Concretely, this means always operating with two loadouts. Your "naked kit" is a stone tool, a bow or revolver, a bandage, and some food — the kit you roam and farm in, cheap enough that dying to it costs nothing. Your "fight kit" is your real gun and armor, kept in a box at base, brought out only for a planned engagement or a raid. When you die in your naked kit, you shrug and respawn. When you bring the fight kit, you have already accepted you might lose it. Players who never separate the two either roam in full gear and lose it constantly, or hoard a rifle they are too scared to ever fire.
The naked-rush principle
Because dying naked costs nothing, a "naked rush" — running at an objective or even a player with only spawn rocks and torches — is a legitimate, low-risk play. New players are often too cautious here. If a monument's puzzle room is contested, a naked body that dies achieves nothing lost. Spend your free lives. The respawn timer is the only currency a naked rush costs.
Choosing a base location like a veteran
Where you place your first real base matters more than how you build it. Walk past the first flat patch of ground you see and evaluate against these factors:
| Factor | What to look for | Why it matters |
|---|---|---|
| Resource access | Trees, ore nodes, and a water source within a short run | Cuts farm trips; less time exposed in the open |
| Monument proximity | One mid-tier monument (Supermarket, Mining Outpost, Gas Station) nearby — but not adjacent | Easy scrap runs without being on a fought-over hotspot |
| Build footprint | Flat-enough ground with room to honeycomb and expand | You will want to grow the base; a cramped spot traps you |
| Sightlines | Some natural cover, not silhouetted on an open hilltop | A base visible from a road advertises itself to every roamer |
| Neighbours | Not wall-to-wall with a large clan base | Big neighbours raid small ones for easy loot and practice |
The ideal first-base spot is "boring": tucked into trees, near resources, close enough to one monument to farm it, far enough from roads and big clans to be uninteresting. Avoid the temptation of a scenic clifftop — scenery is for screenshots, not survival.
Inventory and hotbar discipline
Sloppy inventory management gets new players killed in the moments that matter. Build habits early:
- Fixed hotbar layout. Always put your weapon, healing, and tool in the same slots so your hands find them under pressure. Muscle memory beats panic.

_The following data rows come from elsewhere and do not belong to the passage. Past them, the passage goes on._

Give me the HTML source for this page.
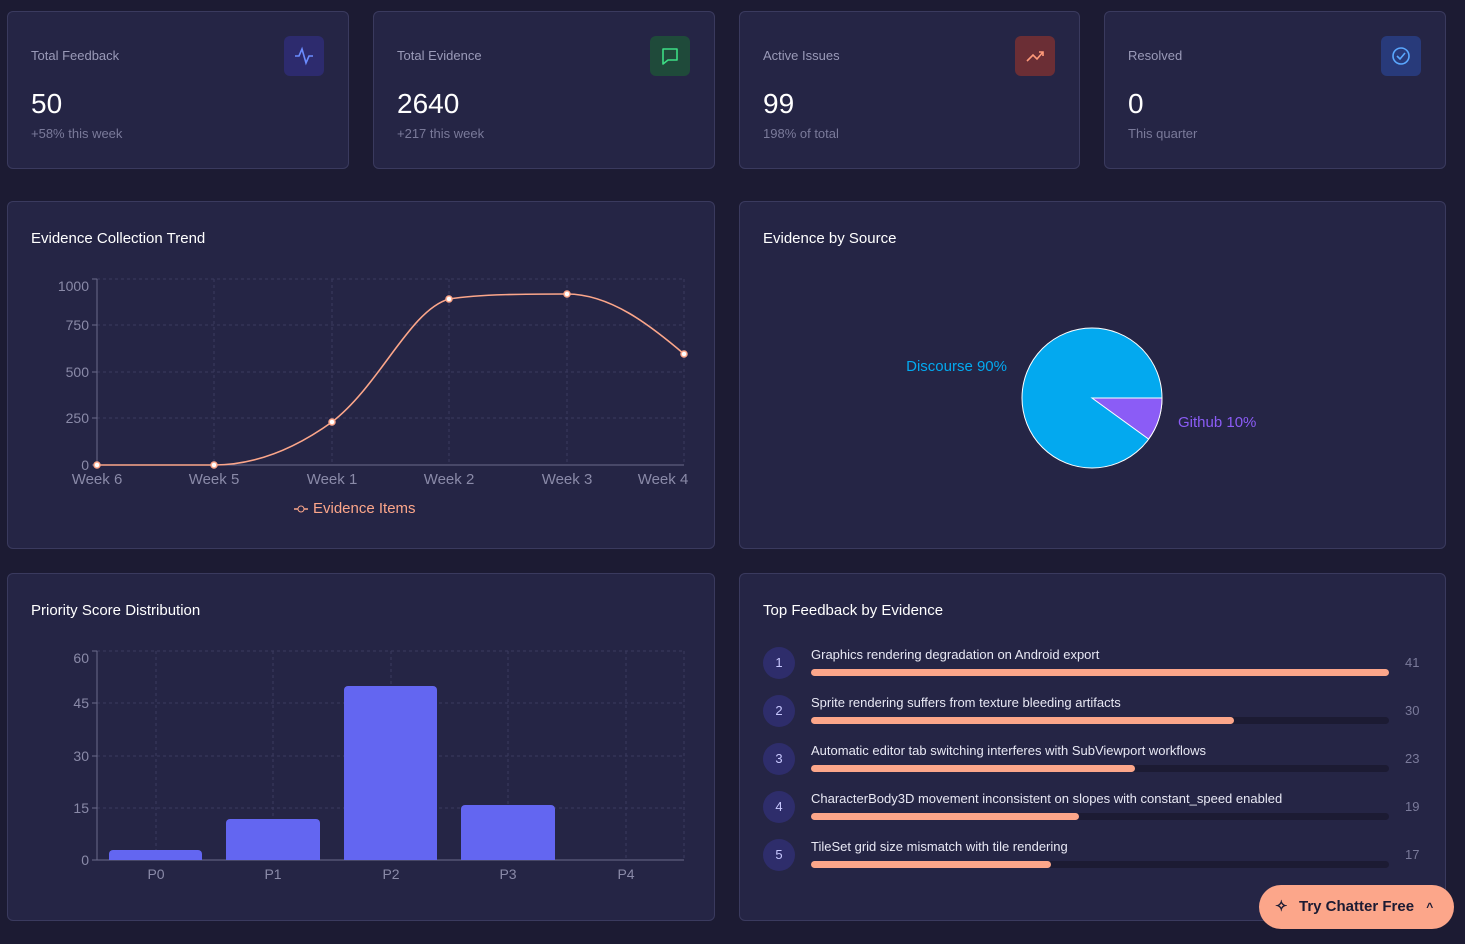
<!DOCTYPE html>
<html><head><meta charset="utf-8"><style>
*{box-sizing:border-box;margin:0;padding:0}
body{width:1465px;height:944px;background:#1c1b33;font-family:"Liberation Sans",sans-serif;position:relative;overflow:hidden;color:#fff}
.card{position:absolute;background:#252545;border:1px solid #3a3a5e;border-radius:6px}
.lbl{position:absolute;left:23px;top:36px;font-size:13px;color:#9a9ab8}
.val{position:absolute;left:23px;top:76px;font-size:28px;color:#fff}
.sub{position:absolute;left:23px;top:114px;font-size:13px;color:#7a7a9a}
.ic{position:absolute;right:24px;top:24px;width:40px;height:40px;border-radius:6px}
.title{position:absolute;left:23px;top:28px;font-size:15px;color:#fff}
.row{position:absolute;left:23px;width:660px;height:40px}
.num{position:absolute;left:0;top:0;width:32px;height:32px;border-radius:50%;background:#2e2d6b;color:#c8c8ff;font-size:13px;text-align:center;line-height:32px}
.rt{position:absolute;left:48px;top:0px;font-size:13px;color:#e8e8f4}
.track{position:absolute;left:48px;top:22px;width:578px;height:7px;border-radius:4px;background:#1c1b33}
.fill{height:7px;border-radius:4px;background:#fca68a}
.cnt{position:absolute;left:642px;top:8px;font-size:13px;color:#7a7a9a}
</style></head><body>
<div class="card" style="left:7px;top:11px;width:342px;height:158px">
<div class="lbl">Total Feedback</div><div class="val">50</div><div class="sub">+58% this week</div>
<div class="ic" style="background:#2d2b6e"><svg width="40" height="40"><polyline points="11,20 15,20 18,13 22,27 25,20 29,20" fill="none" stroke="#6b8cff" stroke-width="1.6"/></svg></div></div>
<div class="card" style="left:373px;top:11px;width:342px;height:158px">
<div class="lbl">Total Evidence</div><div class="val">2640</div><div class="sub">+217 this week</div>
<div class="ic" style="background:#1f4a3a"><svg width="40" height="40"><path d="M13 13h14v11h-9l-5 4z" fill="none" stroke="#3ddc84" stroke-width="1.6" stroke-linejoin="round"/></svg></div></div>
<div class="card" style="left:739px;top:11px;width:341px;height:158px">
<div class="lbl">Active Issues</div><div class="val">99</div><div class="sub">198% of total</div>
<div class="ic" style="background:#6b2e35"><svg width="40" height="40"><polyline points="12,25 18,19 22,23 28,16" fill="none" stroke="#ff9a7a" stroke-width="1.6"/><polyline points="24,16 28,16 28,20" fill="none" stroke="#ff9a7a" stroke-width="1.6"/></svg></div></div>
<div class="card" style="left:1104px;top:11px;width:342px;height:158px">
<div class="lbl">Resolved</div><div class="val">0</div><div class="sub">This quarter</div>
<div class="ic" style="background:#283a7a"><svg width="40" height="40"><circle cx="20" cy="20" r="8" fill="none" stroke="#5aa8ff" stroke-width="1.6"/><polyline points="16,20 19,23 24,17" fill="none" stroke="#5aa8ff" stroke-width="1.6"/></svg></div></div>

<div class="card" style="left:7px;top:201px;width:708px;height:348px"><div class="title">Evidence Collection Trend</div></div>
<div class="card" style="left:739px;top:201px;width:707px;height:348px"><div class="title">Evidence by Source</div></div>
<div class="card" style="left:7px;top:573px;width:708px;height:348px"><div class="title">Priority Score Distribution</div></div>
<div class="card" style="left:739px;top:573px;width:707px;height:348px"><div class="title">Top Feedback by Evidence</div>
<div class="row" style="top:73px"><div class="num">1</div><div class="rt">Graphics rendering degradation on Android export</div><div class="track"><div class="fill" style="width:100%"></div></div><div class="cnt">41</div></div>
<div class="row" style="top:121px"><div class="num">2</div><div class="rt">Sprite rendering suffers from texture bleeding artifacts</div><div class="track"><div class="fill" style="width:73.2%"></div></div><div class="cnt">30</div></div>
<div class="row" style="top:169px"><div class="num">3</div><div class="rt">Automatic editor tab switching interferes with SubViewport workflows</div><div class="track"><div class="fill" style="width:56.1%"></div></div><div class="cnt">23</div></div>
<div class="row" style="top:217px"><div class="num">4</div><div class="rt">CharacterBody3D movement inconsistent on slopes with constant_speed enabled</div><div class="track"><div class="fill" style="width:46.3%"></div></div><div class="cnt">19</div></div>
<div class="row" style="top:265px"><div class="num">5</div><div class="rt">TileSet grid size mismatch with tile rendering</div><div class="track"><div class="fill" style="width:41.5%"></div></div><div class="cnt">17</div></div>
</div>

<svg style="position:absolute;left:0;top:0" width="1465" height="944" font-family="Liberation Sans, sans-serif">
<g stroke="#3a3a5e" stroke-dasharray="3,3">
<line x1="97" y1="279" x2="684" y2="279"/><line x1="97" y1="325" x2="684" y2="325"/><line x1="97" y1="372" x2="684" y2="372"/><line x1="97" y1="418" x2="684" y2="418"/>
<line x1="214" y1="279" x2="214" y2="465"/><line x1="332" y1="279" x2="332" y2="465"/><line x1="449" y1="279" x2="449" y2="465"/><line x1="567" y1="279" x2="567" y2="465"/><line x1="684" y1="279" x2="684" y2="465"/>
</g>
<g stroke="#6a6a8a"><line x1="97" y1="279" x2="97" y2="465"/><line x1="97" y1="465" x2="684" y2="465"/>
<line x1="92" y1="279" x2="97" y2="279"/><line x1="92" y1="325" x2="97" y2="325"/><line x1="92" y1="372" x2="97" y2="372"/><line x1="92" y1="418" x2="97" y2="418"/><line x1="92" y1="465" x2="97" y2="465"/></g>
<g fill="#8a8aa8" font-size="14" text-anchor="end"><text x="89" y="291">1000</text><text x="89" y="330">750</text><text x="89" y="377">500</text><text x="89" y="423">250</text><text x="89" y="470">0</text></g>
<g fill="#8a8aa8" font-size="15" text-anchor="middle"><text x="97" y="484">Week 6</text><text x="214" y="484">Week 5</text><text x="332" y="484">Week 1</text><text x="449" y="484">Week 2</text><text x="567" y="484">Week 3</text><text x="663" y="484">Week 4</text></g>
<path d="M97,465 L214,465 C260,465 300,445 332,422 C380,385 410,310 449,299 C480,294 530,294 567,294 C610,294 650,325 684,354" fill="none" stroke="#fca68a" stroke-width="1.6"/>
<g fill="#fff" stroke="#fca68a" stroke-width="1.5"><circle cx="97" cy="465" r="3"/><circle cx="214" cy="465" r="3"/><circle cx="332" cy="422" r="3"/><circle cx="449" cy="299" r="3"/><circle cx="567" cy="294" r="3"/><circle cx="684" cy="354" r="3"/></g>
<line x1="294" y1="509" x2="308" y2="509" stroke="#fca68a" stroke-width="1.5"/><circle cx="301" cy="509" r="3" fill="#252545" stroke="#fca68a"/>
<text x="313" y="513" fill="#fca68a" font-size="15">Evidence Items</text>

<circle cx="1092" cy="398" r="70" fill="#03a9ef" stroke="#fff" stroke-width="1"/>
<path d="M1092,398 L1162,398 A70,70 0 0 1 1148.6,439.1 Z" fill="#8b5cf6" stroke="#fff" stroke-width="1"/>
<text x="1007" y="371" fill="#03a9ef" font-size="15" text-anchor="end">Discourse 90%</text>
<text x="1178" y="427" fill="#8b5cf6" font-size="15">Github 10%</text>

<g stroke="#3a3a5e" stroke-dasharray="3,3">
<line x1="97" y1="651" x2="684" y2="651"/><line x1="97" y1="703" x2="684" y2="703"/><line x1="97" y1="756" x2="684" y2="756"/><line x1="97" y1="808" x2="684" y2="808"/>
<line x1="156" y1="651" x2="156" y2="860"/><line x1="273" y1="651" x2="273" y2="860"/><line x1="391" y1="651" x2="391" y2="860"/><line x1="508" y1="651" x2="508" y2="860"/><line x1="626" y1="651" x2="626" y2="860"/><line x1="684" y1="651" x2="684" y2="860"/>
</g>
<g stroke="#6a6a8a"><line x1="97" y1="651" x2="97" y2="860"/><line x1="97" y1="860" x2="684" y2="860"/>
<line x1="92" y1="651" x2="97" y2="651"/><line x1="92" y1="703" x2="97" y2="703"/><line x1="92" y1="756" x2="97" y2="756"/><line x1="92" y1="808" x2="97" y2="808"/><line x1="92" y1="860" x2="97" y2="860"/></g>
<g fill="#8a8aa8" font-size="14" text-anchor="end"><text x="89" y="663">60</text><text x="89" y="708">45</text><text x="89" y="761">30</text><text x="89" y="813">15</text><text x="89" y="865">0</text></g>
<g fill="#8a8aa8" font-size="14" text-anchor="middle"><text x="156" y="879">P0</text><text x="273" y="879">P1</text><text x="391" y="879">P2</text><text x="508" y="879">P3</text><text x="626" y="879">P4</text></g>
<g fill="#6366f1"><path d="M109,860V854a4,4 0 0 1 4,-4H198a4,4 0 0 1 4,4V860Z"/><path d="M226,860V823a4,4 0 0 1 4,-4H316a4,4 0 0 1 4,4V860Z"/><path d="M344,860V690a4,4 0 0 1 4,-4H433a4,4 0 0 1 4,4V860Z"/><path d="M461,860V809a4,4 0 0 1 4,-4H551a4,4 0 0 1 4,4V860Z"/></g>
</svg>

<div style="position:absolute;left:1259px;top:885px;width:195px;height:44px;border-radius:22px;background:#fca68a;color:#1c1b33;font-size:15px;font-weight:bold;line-height:44px;padding-left:40px">Try Chatter Free <span style="margin-left:8px;font-size:12px">^</span>
<span style="position:absolute;left:16px;top:0;font-size:15px">✧</span></div>
</body></html>
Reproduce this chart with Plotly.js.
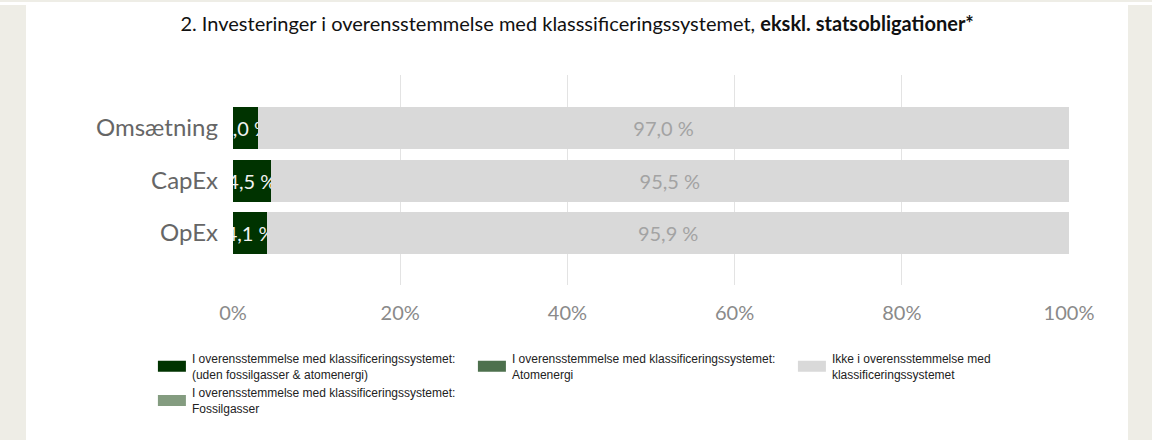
<!DOCTYPE html>
<html>
<head>
<meta charset="utf-8">
<script src="https://cdn.plot.ly/plotly-3.0.1.min.js"></script>
<style>
  html, body { margin: 0; padding: 0; background: #ffffff; }
  #wrap { position: relative; width: 1152px; height: 444px; overflow: hidden; }
  .strip { position: absolute; background: #eeede6; }
  #chart { position: absolute; left: 0; top: 0; width: 1152px; height: 444px; }
</style>
</head>
<body>
<div id="wrap">
  <div class="strip" style="left:0;top:0;width:1152px;height:2px;"></div>
  <div class="strip" style="left:0;top:5px;width:26px;height:435px;"></div>
  <div class="strip" style="left:1128px;top:5px;width:24px;height:435px;"></div>
  <div id="chart"></div>
</div>
<script>
// ---- data ----
const categories = ["Omsætning", "CapEx", "OpEx"];
const alignedExcl = [3.0, 4.5, 4.1];      // I overensstemmelse (uden fossilgasser & atomenergi)
const alignedNuclear = [0, 0, 0];        // Atomenergi
const alignedGas = [0, 0, 0];            // Fossilgasser
const notAligned = [97.0, 95.5, 95.9];   // Ikke i overensstemmelse
const xTickVals = [0, 20, 40, 60, 80, 100];
const xTickText = ["0%", "20%", "40%", "60%", "80%", "100%"];

const seriesNames = [
  "I overensstemmelse med klassificeringssystemet:<br>(uden fossilgasser & atomenergi)",
  "I overensstemmelse med klassificeringssystemet:<br>Atomenergi",
  "Ikke i overensstemmelse med<br>klassificeringssystemet",
  "I overensstemmelse med klassificeringssystemet:<br>Fossilgasser"
];

const fmt = v => v.toFixed(1).replace('.', ',') + ' %';
const labelFont = "Lato, 'Open Sans', sans-serif";

const traces = [
  {
    type: 'bar', orientation: 'h', y: categories, x: alignedExcl,
    name: seriesNames[0], legendrank: 1,
    marker: { color: '#003300' },
    text: alignedExcl.map(fmt), textposition: 'inside', insidetextanchor: 'middle',
    textangle: 0, constraintext: 'none', cliponaxis: true,
    textfont: { color: '#f2f2f2', size: 20, family: labelFont }
  },
  {
    type: 'bar', orientation: 'h', y: categories, x: alignedNuclear,
    name: seriesNames[1], legendrank: 2,
    marker: { color: '#4d704d' }, textposition: 'none'
  },
  {
    type: 'bar', orientation: 'h', y: categories, x: alignedGas,
    name: seriesNames[3], legendrank: 4,
    marker: { color: '#849c80' }, textposition: 'none'
  },
  {
    type: 'bar', orientation: 'h', y: categories, x: notAligned,
    name: seriesNames[2], legendrank: 3,
    marker: { color: '#d9d9d9' },
    text: notAligned.map(fmt), textposition: 'inside', insidetextanchor: 'middle',
    textangle: 0, constraintext: 'none',
    textfont: { color: '#a3a3a3', size: 20, family: labelFont }
  }
];

const layout = {
  width: 1152, height: 444,
  paper_bgcolor: 'rgba(0,0,0,0)', plot_bgcolor: 'rgba(0,0,0,0)',
  margin: { l: 233, r: 83, t: 75, b: 159 },
  barmode: 'stack', bargap: 0.2,
  hovermode: false,
  title: {
    text: '2. Investeringer i overensstemmelse med klasssificeringssystemet, <b>ekskl. statsobligationer*</b>',
    font: { family: labelFont, size: 20, color: '#111111' },
    x: 0.501, xref: 'container', xanchor: 'center', y: 0.946, yanchor: 'middle'
  },
  xaxis: {
    range: [0, 100], tickvals: xTickVals, ticktext: xTickText,
    showgrid: true, gridcolor: '#e3e3e3', gridwidth: 1, zeroline: false,
    showline: false, ticks: '', ticklabelstandoff: 14,
    tickfont: { family: labelFont, size: 20, color: '#8a8a8a' },
    fixedrange: true
  },
  yaxis: {
    type: 'category', range: [2.99, -1.01],
    showgrid: false, zeroline: false, showline: false, ticks: '',
    ticklabelstandoff: 14,
    tickfont: { family: labelFont, size: 24, color: '#666666' },
    fixedrange: true
  },
  showlegend: true,
  legend: {
    orientation: 'h', x: -0.097, xanchor: 'left', y: -0.282, yanchor: 'top',
    entrywidth: 275, entrywidthmode: 'pixels',
    font: { family: "'Liberation Sans', Arial, sans-serif", size: 12, color: '#222222' },
    traceorder: 'normal', bgcolor: 'rgba(0,0,0,0)'
  }
};

Plotly.newPlot('chart', traces, layout, { displayModeBar: false, staticPlot: true }).then(gd => {
  gd.querySelectorAll('.legend .legendpoints path').forEach(p => {
    p.setAttribute('d', 'M-14,-5.5H14V5.5H-14Z');
  });
});
</script>
</body>
</html>
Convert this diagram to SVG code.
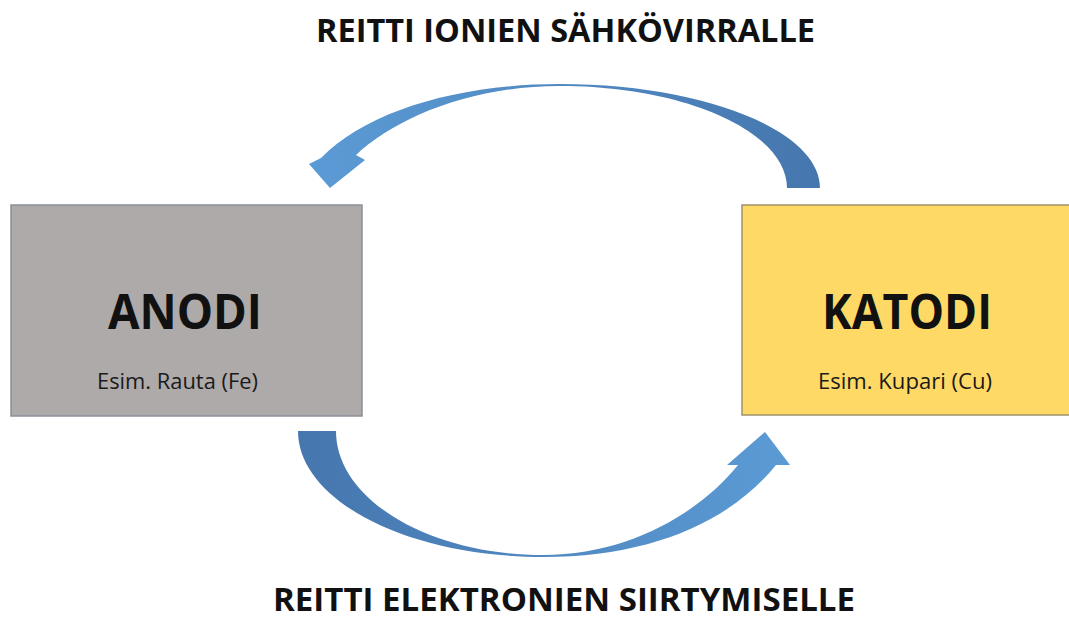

- Healing on a known key. Bandages or a syringe should be one keypress away mid-fight — fumbling through your inventory for a heal is a death sentence.
- Do not carry everything. Carrying your whole stockpile means one death loses your whole stockpile. Take what the trip needs and no more.
- Drop loot at base before roaming again. The longer you carry scrap and components, the more a single bad fight costs you. Bank often.
- Keep a key set in a box, not on your body, before logging off. If you are raided while offline, gear stored in a hidden box outside the loot room survives even if the main base falls.
Graduating from beginner to intermediate
Once surviving the first night is routine, the path to becoming a competent player is a checklist of habits, not a single skill. You are no longer a beginner when you reliably do all of the following without thinking:
- Maintain two loadouts and never roam in your fight kit.
- Place and rotate multiple sleeping bags, never relying on one.
- Keep your tool cupboard stocked so the base never decays out from under you.
- Read the wipe clock and adjust how aggressively you roam by the day.
- Identify common weapons and tools by sound and react to them as information.
- Recycle components into scrap instead of hoarding junk, and path your Tech Tree deliberately.
- Heal up next to a fire, manage temperature and wetness, and never fight on low food.
None of these require mechanical skill — they require discipline. Aim improves on its own with hours played; the habits above are what let those hours actually accumulate progress instead of repeatedly resetting you to the beach.
The first-night protocol
Your first in-game night is when most new players die for nothing. The protocol is simple and worth following every wipe until it is automatic. Before the sun sets, make sure you have: a sleeping bag placed inside your shelter, a tool cupboard with at least a few days of upkeep stocked, your door upgraded past wood if at all possible, a small store of cooked food and a full water container, and a campfire inside for warmth and the Comfort buff. Then log off in armor, inside the base, with the door shut — never sleep naked in the open, because a sleeping body is a free kill and a free building to anyone who walks past.
If you must stay online through the night, this is the time to stockpile rather than roam. Nights favour the attacker — your silhouette and footsteps give you away while you cannot see well — so use the dark to farm wood and stone close to base, and save monument runs and combat for daylight or the quiet early-morning server hours when the population is lowest.